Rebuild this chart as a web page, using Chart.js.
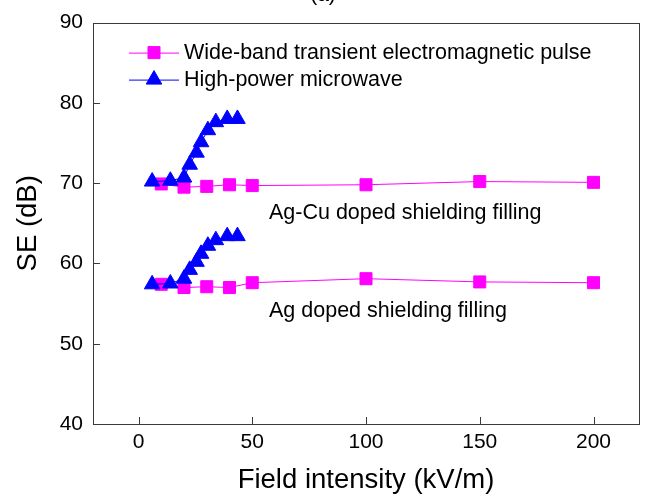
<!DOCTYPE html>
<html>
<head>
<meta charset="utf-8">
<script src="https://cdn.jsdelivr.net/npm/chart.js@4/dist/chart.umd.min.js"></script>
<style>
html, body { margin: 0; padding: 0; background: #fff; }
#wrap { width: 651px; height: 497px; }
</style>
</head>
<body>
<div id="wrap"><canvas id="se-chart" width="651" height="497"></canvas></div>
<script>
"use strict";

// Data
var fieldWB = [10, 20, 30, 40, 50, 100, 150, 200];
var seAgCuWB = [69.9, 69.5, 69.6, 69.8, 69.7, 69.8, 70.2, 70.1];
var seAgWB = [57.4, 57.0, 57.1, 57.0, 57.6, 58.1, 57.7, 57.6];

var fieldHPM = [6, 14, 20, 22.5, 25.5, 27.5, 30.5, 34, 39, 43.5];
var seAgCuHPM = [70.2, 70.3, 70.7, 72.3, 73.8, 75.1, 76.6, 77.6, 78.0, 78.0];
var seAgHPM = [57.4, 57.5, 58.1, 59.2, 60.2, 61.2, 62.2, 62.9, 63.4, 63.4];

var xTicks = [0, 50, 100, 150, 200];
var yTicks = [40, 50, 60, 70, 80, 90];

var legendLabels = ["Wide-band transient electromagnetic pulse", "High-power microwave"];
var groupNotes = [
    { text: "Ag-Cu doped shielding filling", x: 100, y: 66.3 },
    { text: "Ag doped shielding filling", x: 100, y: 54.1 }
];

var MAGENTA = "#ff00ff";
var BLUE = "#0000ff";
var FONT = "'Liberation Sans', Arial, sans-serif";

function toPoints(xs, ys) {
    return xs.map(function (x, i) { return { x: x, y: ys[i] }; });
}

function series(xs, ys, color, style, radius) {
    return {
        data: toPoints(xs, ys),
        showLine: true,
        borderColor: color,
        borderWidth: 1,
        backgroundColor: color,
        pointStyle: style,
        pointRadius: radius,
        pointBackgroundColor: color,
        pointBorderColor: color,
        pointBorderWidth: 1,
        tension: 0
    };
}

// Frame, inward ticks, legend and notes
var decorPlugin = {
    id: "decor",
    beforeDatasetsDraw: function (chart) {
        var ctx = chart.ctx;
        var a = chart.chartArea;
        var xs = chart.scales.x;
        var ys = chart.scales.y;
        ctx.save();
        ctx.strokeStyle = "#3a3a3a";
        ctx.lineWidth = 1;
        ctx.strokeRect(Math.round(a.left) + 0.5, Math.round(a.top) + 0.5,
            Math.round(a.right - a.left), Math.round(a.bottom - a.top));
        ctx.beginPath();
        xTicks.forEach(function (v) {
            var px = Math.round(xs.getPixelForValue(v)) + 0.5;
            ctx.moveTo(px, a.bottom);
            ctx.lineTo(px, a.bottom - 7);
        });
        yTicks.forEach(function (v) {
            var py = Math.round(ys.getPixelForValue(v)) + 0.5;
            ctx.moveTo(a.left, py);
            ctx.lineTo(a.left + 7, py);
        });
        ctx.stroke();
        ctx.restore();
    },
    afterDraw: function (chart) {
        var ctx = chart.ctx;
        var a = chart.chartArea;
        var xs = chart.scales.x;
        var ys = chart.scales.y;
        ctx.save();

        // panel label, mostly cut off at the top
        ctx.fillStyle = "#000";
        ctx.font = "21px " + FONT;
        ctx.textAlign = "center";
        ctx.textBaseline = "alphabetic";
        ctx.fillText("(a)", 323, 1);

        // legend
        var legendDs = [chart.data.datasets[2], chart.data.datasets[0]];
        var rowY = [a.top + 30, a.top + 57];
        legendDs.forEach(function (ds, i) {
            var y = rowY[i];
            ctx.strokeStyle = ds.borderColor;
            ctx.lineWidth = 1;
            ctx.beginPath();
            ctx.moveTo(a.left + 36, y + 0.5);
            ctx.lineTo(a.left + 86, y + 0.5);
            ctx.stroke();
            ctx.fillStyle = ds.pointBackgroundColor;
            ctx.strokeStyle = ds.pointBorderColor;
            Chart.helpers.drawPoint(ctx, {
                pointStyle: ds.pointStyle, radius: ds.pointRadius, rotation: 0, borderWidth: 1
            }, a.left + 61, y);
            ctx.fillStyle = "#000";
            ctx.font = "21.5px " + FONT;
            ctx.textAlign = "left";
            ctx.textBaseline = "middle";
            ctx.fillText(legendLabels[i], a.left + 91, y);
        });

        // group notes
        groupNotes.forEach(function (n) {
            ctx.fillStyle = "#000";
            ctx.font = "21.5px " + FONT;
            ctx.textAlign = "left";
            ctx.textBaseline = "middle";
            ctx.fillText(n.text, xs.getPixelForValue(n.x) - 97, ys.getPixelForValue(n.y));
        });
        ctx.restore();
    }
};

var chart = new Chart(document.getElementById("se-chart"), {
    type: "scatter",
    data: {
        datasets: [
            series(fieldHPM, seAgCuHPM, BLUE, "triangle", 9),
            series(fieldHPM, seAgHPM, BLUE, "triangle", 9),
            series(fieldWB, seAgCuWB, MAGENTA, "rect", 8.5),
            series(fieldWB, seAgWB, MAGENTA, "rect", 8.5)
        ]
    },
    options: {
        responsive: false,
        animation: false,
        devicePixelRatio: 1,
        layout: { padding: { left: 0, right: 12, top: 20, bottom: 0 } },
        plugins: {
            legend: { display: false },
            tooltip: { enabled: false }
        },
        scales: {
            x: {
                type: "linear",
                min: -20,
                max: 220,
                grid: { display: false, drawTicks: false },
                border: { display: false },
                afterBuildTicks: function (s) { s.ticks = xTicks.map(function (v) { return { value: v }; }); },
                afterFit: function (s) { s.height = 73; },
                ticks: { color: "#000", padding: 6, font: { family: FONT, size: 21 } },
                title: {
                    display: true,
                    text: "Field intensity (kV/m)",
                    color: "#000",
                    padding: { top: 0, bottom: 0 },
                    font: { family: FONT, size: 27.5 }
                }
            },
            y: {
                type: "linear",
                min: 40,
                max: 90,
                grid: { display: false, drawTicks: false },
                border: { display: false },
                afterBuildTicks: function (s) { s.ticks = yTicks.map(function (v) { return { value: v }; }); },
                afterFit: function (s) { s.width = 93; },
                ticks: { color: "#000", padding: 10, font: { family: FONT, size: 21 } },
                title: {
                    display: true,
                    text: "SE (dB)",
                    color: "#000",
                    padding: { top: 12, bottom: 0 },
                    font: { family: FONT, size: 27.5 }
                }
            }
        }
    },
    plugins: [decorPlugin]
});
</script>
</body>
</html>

++++

• _BRIEF_
Images in the data above are to be skipped. Retype all other material exactly.

• _EXERCISE RESULT_
Rebuild this chart as a web page, using Chart.js.
<!DOCTYPE html>
<html>
<head>
<meta charset="utf-8">
<script src="https://cdn.jsdelivr.net/npm/chart.js@4/dist/chart.umd.min.js"></script>
<style>
html, body { margin: 0; padding: 0; background: #fff; }
#wrap { width: 651px; height: 497px; }
</style>
</head>
<body>
<div id="wrap"><canvas id="se-chart" width="651" height="497"></canvas></div>
<script>
"use strict";

// Data
var fieldWB = [10, 20, 30, 40, 50, 100, 150, 200];
var seAgCuWB = [69.9, 69.5, 69.6, 69.8, 69.7, 69.8, 70.2, 70.1];
var seAgWB = [57.4, 57.0, 57.1, 57.0, 57.6, 58.1, 57.7, 57.6];

var fieldHPM = [6, 14, 20, 22.5, 25.5, 27.5, 30.5, 34, 39, 43.5];
var seAgCuHPM = [70.2, 70.3, 70.7, 72.3, 73.8, 75.1, 76.6, 77.6, 78.0, 78.0];
var seAgHPM = [57.4, 57.5, 58.1, 59.2, 60.2, 61.2, 62.2, 62.9, 63.4, 63.4];

var xTicks = [0, 50, 100, 150, 200];
var yTicks = [40, 50, 60, 70, 80, 90];

var legendLabels = ["Wide-band transient electromagnetic pulse", "High-power microwave"];
var groupNotes = [
    { text: "Ag-Cu doped shielding filling", x: 100, y: 66.3 },
    { text: "Ag doped shielding filling", x: 100, y: 54.1 }
];

var MAGENTA = "#ff00ff";
var BLUE = "#0000ff";
var FONT = "'Liberation Sans', Arial, sans-serif";

function toPoints(xs, ys) {
    return xs.map(function (x, i) { return { x: x, y: ys[i] }; });
}

function series(xs, ys, color, style, radius) {
    return {
        data: toPoints(xs, ys),
        showLine: true,
        borderColor: color,
        borderWidth: 1,
        backgroundColor: color,
        pointStyle: style,
        pointRadius: radius,
        pointBackgroundColor: color,
        pointBorderColor: color,
        pointBorderWidth: 1,
        tension: 0
    };
}

// Frame, inward ticks, legend and notes
var decorPlugin = {
    id: "decor",
    beforeDatasetsDraw: function (chart) {
        var ctx = chart.ctx;
        var a = chart.chartArea;
        var xs = chart.scales.x;
        var ys = chart.scales.y;
        ctx.save();
        ctx.strokeStyle = "#3a3a3a";
        ctx.lineWidth = 1;
        ctx.strokeRect(Math.round(a.left) + 0.5, Math.round(a.top) + 0.5,
            Math.round(a.right - a.left), Math.round(a.bottom - a.top));
        ctx.beginPath();
        xTicks.forEach(function (v) {
            var px = Math.round(xs.getPixelForValue(v)) + 0.5;
            ctx.moveTo(px, a.bottom);
            ctx.lineTo(px, a.bottom - 7);
        });
        yTicks.forEach(function (v) {
            var py = Math.round(ys.getPixelForValue(v)) + 0.5;
            ctx.moveTo(a.left, py);
            ctx.lineTo(a.left + 7, py);
        });
        ctx.stroke();
        ctx.restore();
    },
    afterDraw: function (chart) {
        var ctx = chart.ctx;
        var a = chart.chartArea;
        var xs = chart.scales.x;
        var ys = chart.scales.y;
        ctx.save();

        // panel label, mostly cut off at the top
        ctx.fillStyle = "#000";
        ctx.font = "21px " + FONT;
        ctx.textAlign = "center";
        ctx.textBaseline = "alphabetic";
        ctx.fillText("(a)", 323, 1);

        // legend
        var legendDs = [chart.data.datasets[2], chart.data.datasets[0]];
        var rowY = [a.top + 30, a.top + 57];
        legendDs.forEach(function (ds, i) {
            var y = rowY[i];
            ctx.strokeStyle = ds.borderColor;
            ctx.lineWidth = 1;
            ctx.beginPath();
            ctx.moveTo(a.left + 36, y + 0.5);
            ctx.lineTo(a.left + 86, y + 0.5);
            ctx.stroke();
            ctx.fillStyle = ds.pointBackgroundColor;
            ctx.strokeStyle = ds.pointBorderColor;
            Chart.helpers.drawPoint(ctx, {
                pointStyle: ds.pointStyle, radius: ds.pointRadius, rotation: 0, borderWidth: 1
            }, a.left + 61, y);
            ctx.fillStyle = "#000";
            ctx.font = "21.5px " + FONT;
            ctx.textAlign = "left";
            ctx.textBaseline = "middle";
            ctx.fillText(legendLabels[i], a.left + 91, y);
        });

        // group notes
        groupNotes.forEach(function (n) {
            ctx.fillStyle = "#000";
            ctx.font = "21.5px " + FONT;
            ctx.textAlign = "left";
            ctx.textBaseline = "middle";
            ctx.fillText(n.text, xs.getPixelForValue(n.x) - 97, ys.getPixelForValue(n.y));
        });
        ctx.restore();
    }
};

var chart = new Chart(document.getElementById("se-chart"), {
    type: "scatter",
    data: {
        datasets: [
            series(fieldHPM, seAgCuHPM, BLUE, "triangle", 9),
            series(fieldHPM, seAgHPM, BLUE, "triangle", 9),
            series(fieldWB, seAgCuWB, MAGENTA, "rect", 8.5),
            series(fieldWB, seAgWB, MAGENTA, "rect", 8.5)
        ]
    },
    options: {
        responsive: false,
        animation: false,
        devicePixelRatio: 1,
        layout: { padding: { left: 0, right: 12, top: 20, bottom: 0 } },
        plugins: {
            legend: { display: false },
            tooltip: { enabled: false }
        },
        scales: {
            x: {
                type: "linear",
                min: -20,
                max: 220,
                grid: { display: false, drawTicks: false },
                border: { display: false },
                afterBuildTicks: function (s) { s.ticks = xTicks.map(function (v) { return { value: v }; }); },
                afterFit: function (s) { s.height = 73; },
                ticks: { color: "#000", padding: 6, font: { family: FONT, size: 21 } },
                title: {
                    display: true,
                    text: "Field intensity (kV/m)",
                    color: "#000",
                    padding: { top: 0, bottom: 0 },
                    font: { family: FONT, size: 27.5 }
                }
            },
            y: {
                type: "linear",
                min: 40,
                max: 90,
                grid: { display: false, drawTicks: false },
                border: { display: false },
                afterBuildTicks: function (s) { s.ticks = yTicks.map(function (v) { return { value: v }; }); },
                afterFit: function (s) { s.width = 93; },
                ticks: { color: "#000", padding: 10, font: { family: FONT, size: 21 } },
                title: {
                    display: true,
                    text: "SE (dB)",
                    color: "#000",
                    padding: { top: 12, bottom: 0 },
                    font: { family: FONT, size: 27.5 }
                }
            }
        }
    },
    plugins: [decorPlugin]
});
</script>
</body>
</html>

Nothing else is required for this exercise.